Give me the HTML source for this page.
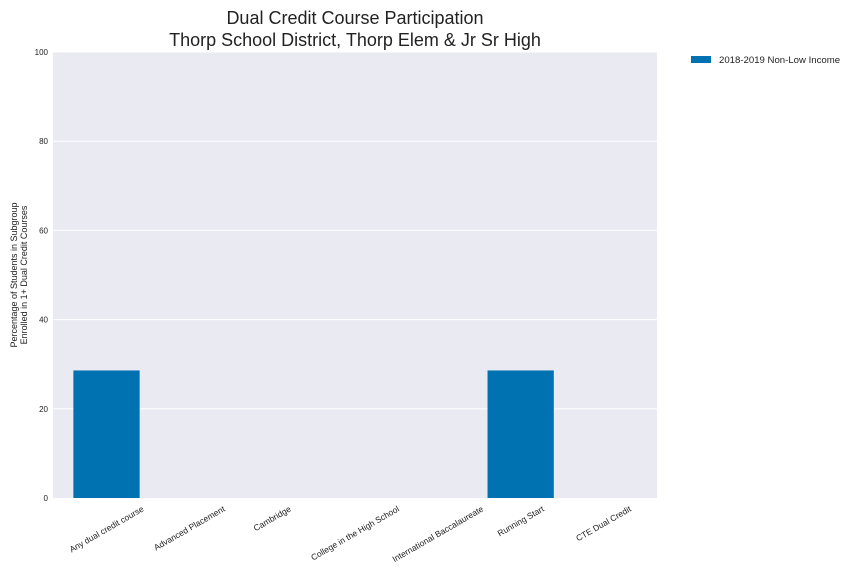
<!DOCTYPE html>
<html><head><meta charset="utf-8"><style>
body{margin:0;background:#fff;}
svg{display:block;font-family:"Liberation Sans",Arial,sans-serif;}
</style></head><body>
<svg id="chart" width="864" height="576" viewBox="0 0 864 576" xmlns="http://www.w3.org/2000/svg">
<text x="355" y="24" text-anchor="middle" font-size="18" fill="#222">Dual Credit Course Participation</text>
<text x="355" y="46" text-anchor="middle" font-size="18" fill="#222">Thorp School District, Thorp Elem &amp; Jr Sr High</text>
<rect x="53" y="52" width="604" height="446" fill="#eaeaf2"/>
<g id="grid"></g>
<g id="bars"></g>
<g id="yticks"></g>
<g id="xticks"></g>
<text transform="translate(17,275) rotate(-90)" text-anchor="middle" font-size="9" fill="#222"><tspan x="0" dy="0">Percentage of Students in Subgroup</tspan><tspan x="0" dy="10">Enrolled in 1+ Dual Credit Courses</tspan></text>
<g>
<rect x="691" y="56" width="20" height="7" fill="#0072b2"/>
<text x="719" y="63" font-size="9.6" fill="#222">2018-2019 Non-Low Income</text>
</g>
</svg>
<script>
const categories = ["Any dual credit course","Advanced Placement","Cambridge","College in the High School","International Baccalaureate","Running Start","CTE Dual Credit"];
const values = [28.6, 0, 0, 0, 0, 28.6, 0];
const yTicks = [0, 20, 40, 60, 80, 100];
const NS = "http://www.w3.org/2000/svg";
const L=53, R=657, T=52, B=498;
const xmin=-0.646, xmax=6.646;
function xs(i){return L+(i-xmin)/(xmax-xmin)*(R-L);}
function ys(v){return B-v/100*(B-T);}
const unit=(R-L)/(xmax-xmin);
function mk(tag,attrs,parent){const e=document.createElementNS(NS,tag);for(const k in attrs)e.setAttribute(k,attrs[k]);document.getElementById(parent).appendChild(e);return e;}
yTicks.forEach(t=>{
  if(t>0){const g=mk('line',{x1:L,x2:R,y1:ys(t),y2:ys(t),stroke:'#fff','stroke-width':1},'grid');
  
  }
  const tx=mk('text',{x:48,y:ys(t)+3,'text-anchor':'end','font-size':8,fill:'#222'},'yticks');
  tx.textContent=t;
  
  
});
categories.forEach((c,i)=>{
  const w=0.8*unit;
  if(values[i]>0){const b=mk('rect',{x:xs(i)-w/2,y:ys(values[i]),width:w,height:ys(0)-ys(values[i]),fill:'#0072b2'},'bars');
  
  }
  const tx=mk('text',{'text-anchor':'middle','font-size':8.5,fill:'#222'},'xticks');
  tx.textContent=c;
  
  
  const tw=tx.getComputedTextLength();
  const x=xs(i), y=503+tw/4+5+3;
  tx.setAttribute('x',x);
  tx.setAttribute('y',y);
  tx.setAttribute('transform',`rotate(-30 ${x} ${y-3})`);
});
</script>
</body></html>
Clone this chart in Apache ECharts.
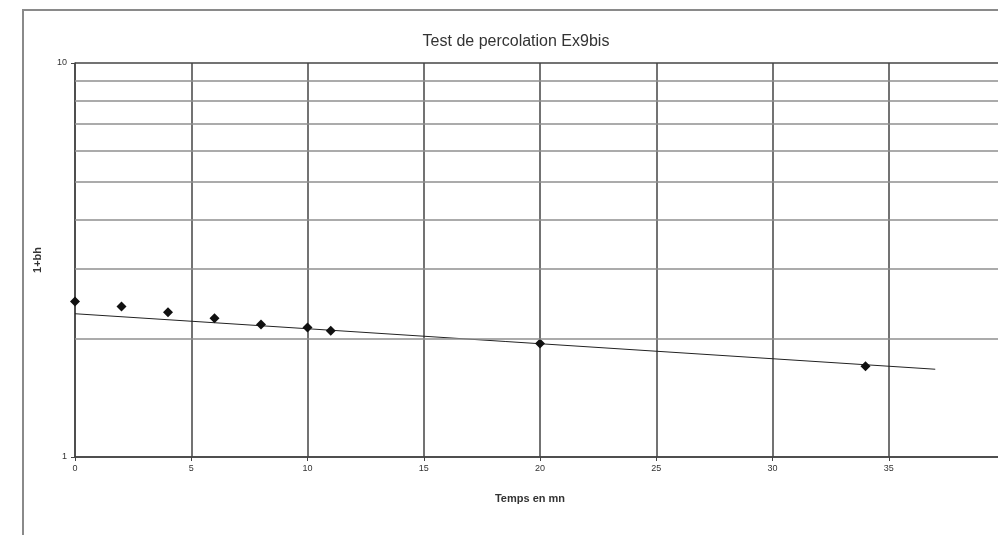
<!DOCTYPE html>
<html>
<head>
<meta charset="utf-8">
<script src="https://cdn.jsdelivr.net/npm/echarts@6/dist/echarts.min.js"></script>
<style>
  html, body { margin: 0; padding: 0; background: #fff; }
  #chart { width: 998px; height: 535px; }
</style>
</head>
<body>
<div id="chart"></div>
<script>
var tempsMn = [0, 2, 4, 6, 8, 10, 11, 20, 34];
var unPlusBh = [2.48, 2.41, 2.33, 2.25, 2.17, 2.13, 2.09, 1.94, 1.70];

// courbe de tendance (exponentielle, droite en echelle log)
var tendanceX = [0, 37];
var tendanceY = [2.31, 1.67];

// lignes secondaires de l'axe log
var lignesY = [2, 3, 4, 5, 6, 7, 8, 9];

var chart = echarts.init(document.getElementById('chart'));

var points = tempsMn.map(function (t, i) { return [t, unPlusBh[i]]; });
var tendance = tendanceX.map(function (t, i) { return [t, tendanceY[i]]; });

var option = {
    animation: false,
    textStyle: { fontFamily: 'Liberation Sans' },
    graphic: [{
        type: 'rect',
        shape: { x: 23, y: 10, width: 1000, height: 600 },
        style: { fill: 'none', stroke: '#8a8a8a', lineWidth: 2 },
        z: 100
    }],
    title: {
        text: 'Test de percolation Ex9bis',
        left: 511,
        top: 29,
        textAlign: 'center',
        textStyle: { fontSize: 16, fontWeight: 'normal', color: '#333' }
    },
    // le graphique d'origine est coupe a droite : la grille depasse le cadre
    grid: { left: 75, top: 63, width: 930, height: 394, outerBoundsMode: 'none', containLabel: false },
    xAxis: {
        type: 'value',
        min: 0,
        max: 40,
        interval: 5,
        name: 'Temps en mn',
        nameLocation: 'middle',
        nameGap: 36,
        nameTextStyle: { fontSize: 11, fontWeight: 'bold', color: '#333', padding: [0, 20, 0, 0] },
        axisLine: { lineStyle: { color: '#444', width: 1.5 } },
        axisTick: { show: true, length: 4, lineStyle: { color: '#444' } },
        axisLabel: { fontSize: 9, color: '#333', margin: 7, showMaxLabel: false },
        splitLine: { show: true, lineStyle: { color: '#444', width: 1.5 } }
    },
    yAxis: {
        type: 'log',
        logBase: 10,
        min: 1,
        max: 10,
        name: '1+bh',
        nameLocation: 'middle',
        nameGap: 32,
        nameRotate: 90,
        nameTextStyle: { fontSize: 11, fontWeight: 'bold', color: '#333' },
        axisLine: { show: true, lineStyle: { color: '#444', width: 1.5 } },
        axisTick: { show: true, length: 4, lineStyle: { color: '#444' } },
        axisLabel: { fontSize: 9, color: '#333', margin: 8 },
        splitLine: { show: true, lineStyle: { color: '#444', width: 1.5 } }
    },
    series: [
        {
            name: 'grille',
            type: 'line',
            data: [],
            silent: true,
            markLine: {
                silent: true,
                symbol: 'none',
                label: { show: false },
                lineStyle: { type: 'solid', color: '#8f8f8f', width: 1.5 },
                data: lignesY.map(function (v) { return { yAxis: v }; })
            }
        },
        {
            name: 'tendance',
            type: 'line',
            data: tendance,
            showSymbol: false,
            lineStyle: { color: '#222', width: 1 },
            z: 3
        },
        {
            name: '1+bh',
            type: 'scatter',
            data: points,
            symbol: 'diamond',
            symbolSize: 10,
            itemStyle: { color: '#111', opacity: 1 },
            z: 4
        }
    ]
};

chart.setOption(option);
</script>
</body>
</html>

# # # # #

Word for word, quote the lines above. Omit the pictures.

Give me the HTML source for this page.
<!DOCTYPE html>
<html><head><meta charset="utf-8"><style>
body{margin:0;background:#fff;}
svg{display:block;font-family:"Liberation Sans",Arial,sans-serif;}
</style></head><body>
<svg id="chart" width="864" height="576" viewBox="0 0 864 576" xmlns="http://www.w3.org/2000/svg">
<text x="355" y="24" text-anchor="middle" font-size="18" fill="#222">Dual Credit Course Participation</text>
<text x="355" y="46" text-anchor="middle" font-size="18" fill="#222">Thorp School District, Thorp Elem &amp; Jr Sr High</text>
<rect x="53" y="52" width="604" height="446" fill="#eaeaf2"/>
<g id="grid"></g>
<g id="bars"></g>
<g id="yticks"></g>
<g id="xticks"></g>
<text transform="translate(17,275) rotate(-90)" text-anchor="middle" font-size="9" fill="#222"><tspan x="0" dy="0">Percentage of Students in Subgroup</tspan><tspan x="0" dy="10">Enrolled in 1+ Dual Credit Courses</tspan></text>
<g>
<rect x="691" y="56" width="20" height="7" fill="#0072b2"/>
<text x="719" y="63" font-size="9.6" fill="#222">2018-2019 Non-Low Income</text>
</g>
</svg>
<script>
const categories = ["Any dual credit course","Advanced Placement","Cambridge","College in the High School","International Baccalaureate","Running Start","CTE Dual Credit"];
const values = [28.6, 0, 0, 0, 0, 28.6, 0];
const yTicks = [0, 20, 40, 60, 80, 100];
const NS = "http://www.w3.org/2000/svg";
const L=53, R=657, T=52, B=498;
const xmin=-0.646, xmax=6.646;
function xs(i){return L+(i-xmin)/(xmax-xmin)*(R-L);}
function ys(v){return B-v/100*(B-T);}
const unit=(R-L)/(xmax-xmin);
function mk(tag,attrs,parent){const e=document.createElementNS(NS,tag);for(const k in attrs)e.setAttribute(k,attrs[k]);document.getElementById(parent).appendChild(e);return e;}
yTicks.forEach(t=>{
  if(t>0){const g=mk('line',{x1:L,x2:R,y1:ys(t),y2:ys(t),stroke:'#fff','stroke-width':1},'grid');
  
  }
  const tx=mk('text',{x:48,y:ys(t)+3,'text-anchor':'end','font-size':8,fill:'#222'},'yticks');
  tx.textContent=t;
  
  
});
categories.forEach((c,i)=>{
  const w=0.8*unit;
  if(values[i]>0){const b=mk('rect',{x:xs(i)-w/2,y:ys(values[i]),width:w,height:ys(0)-ys(values[i]),fill:'#0072b2'},'bars');
  
  }
  const tx=mk('text',{'text-anchor':'middle','font-size':8.5,fill:'#222'},'xticks');
  tx.textContent=c;
  
  
  const tw=tx.getComputedTextLength();
  const x=xs(i), y=503+tw/4+5+3;
  tx.setAttribute('x',x);
  tx.setAttribute('y',y);
  tx.setAttribute('transform',`rotate(-30 ${x} ${y-3})`);
});
</script>
</body></html>
Clone this chart in Apache ECharts.
<!DOCTYPE html>
<html>
<head>
<meta charset="utf-8">
<script src="https://cdn.jsdelivr.net/npm/echarts@6/dist/echarts.min.js"></script>
<style>
  html, body { margin: 0; padding: 0; background: #fff; }
  #chart { width: 998px; height: 535px; }
</style>
</head>
<body>
<div id="chart"></div>
<script>
var tempsMn = [0, 2, 4, 6, 8, 10, 11, 20, 34];
var unPlusBh = [2.48, 2.41, 2.33, 2.25, 2.17, 2.13, 2.09, 1.94, 1.70];

// courbe de tendance (exponentielle, droite en echelle log)
var tendanceX = [0, 37];
var tendanceY = [2.31, 1.67];

// lignes secondaires de l'axe log
var lignesY = [2, 3, 4, 5, 6, 7, 8, 9];

var chart = echarts.init(document.getElementById('chart'));

var points = tempsMn.map(function (t, i) { return [t, unPlusBh[i]]; });
var tendance = tendanceX.map(function (t, i) { return [t, tendanceY[i]]; });

var option = {
    animation: false,
    textStyle: { fontFamily: 'Liberation Sans' },
    graphic: [{
        type: 'rect',
        shape: { x: 23, y: 10, width: 1000, height: 600 },
        style: { fill: 'none', stroke: '#8a8a8a', lineWidth: 2 },
        z: 100
    }],
    title: {
        text: 'Test de percolation Ex9bis',
        left: 511,
        top: 29,
        textAlign: 'center',
        textStyle: { fontSize: 16, fontWeight: 'normal', color: '#333' }
    },
    // le graphique d'origine est coupe a droite : la grille depasse le cadre
    grid: { left: 75, top: 63, width: 930, height: 394, outerBoundsMode: 'none', containLabel: false },
    xAxis: {
        type: 'value',
        min: 0,
        max: 40,
        interval: 5,
        name: 'Temps en mn',
        nameLocation: 'middle',
        nameGap: 36,
        nameTextStyle: { fontSize: 11, fontWeight: 'bold', color: '#333', padding: [0, 20, 0, 0] },
        axisLine: { lineStyle: { color: '#444', width: 1.5 } },
        axisTick: { show: true, length: 4, lineStyle: { color: '#444' } },
        axisLabel: { fontSize: 9, color: '#333', margin: 7, showMaxLabel: false },
        splitLine: { show: true, lineStyle: { color: '#444', width: 1.5 } }
    },
    yAxis: {
        type: 'log',
        logBase: 10,
        min: 1,
        max: 10,
        name: '1+bh',
        nameLocation: 'middle',
        nameGap: 32,
        nameRotate: 90,
        nameTextStyle: { fontSize: 11, fontWeight: 'bold', color: '#333' },
        axisLine: { show: true, lineStyle: { color: '#444', width: 1.5 } },
        axisTick: { show: true, length: 4, lineStyle: { color: '#444' } },
        axisLabel: { fontSize: 9, color: '#333', margin: 8 },
        splitLine: { show: true, lineStyle: { color: '#444', width: 1.5 } }
    },
    series: [
        {
            name: 'grille',
            type: 'line',
            data: [],
            silent: true,
            markLine: {
                silent: true,
                symbol: 'none',
                label: { show: false },
                lineStyle: { type: 'solid', color: '#8f8f8f', width: 1.5 },
                data: lignesY.map(function (v) { return { yAxis: v }; })
            }
        },
        {
            name: 'tendance',
            type: 'line',
            data: tendance,
            showSymbol: false,
            lineStyle: { color: '#222', width: 1 },
            z: 3
        },
        {
            name: '1+bh',
            type: 'scatter',
            data: points,
            symbol: 'diamond',
            symbolSize: 10,
            itemStyle: { color: '#111', opacity: 1 },
            z: 4
        }
    ]
};

chart.setOption(option);
</script>
</body>
</html>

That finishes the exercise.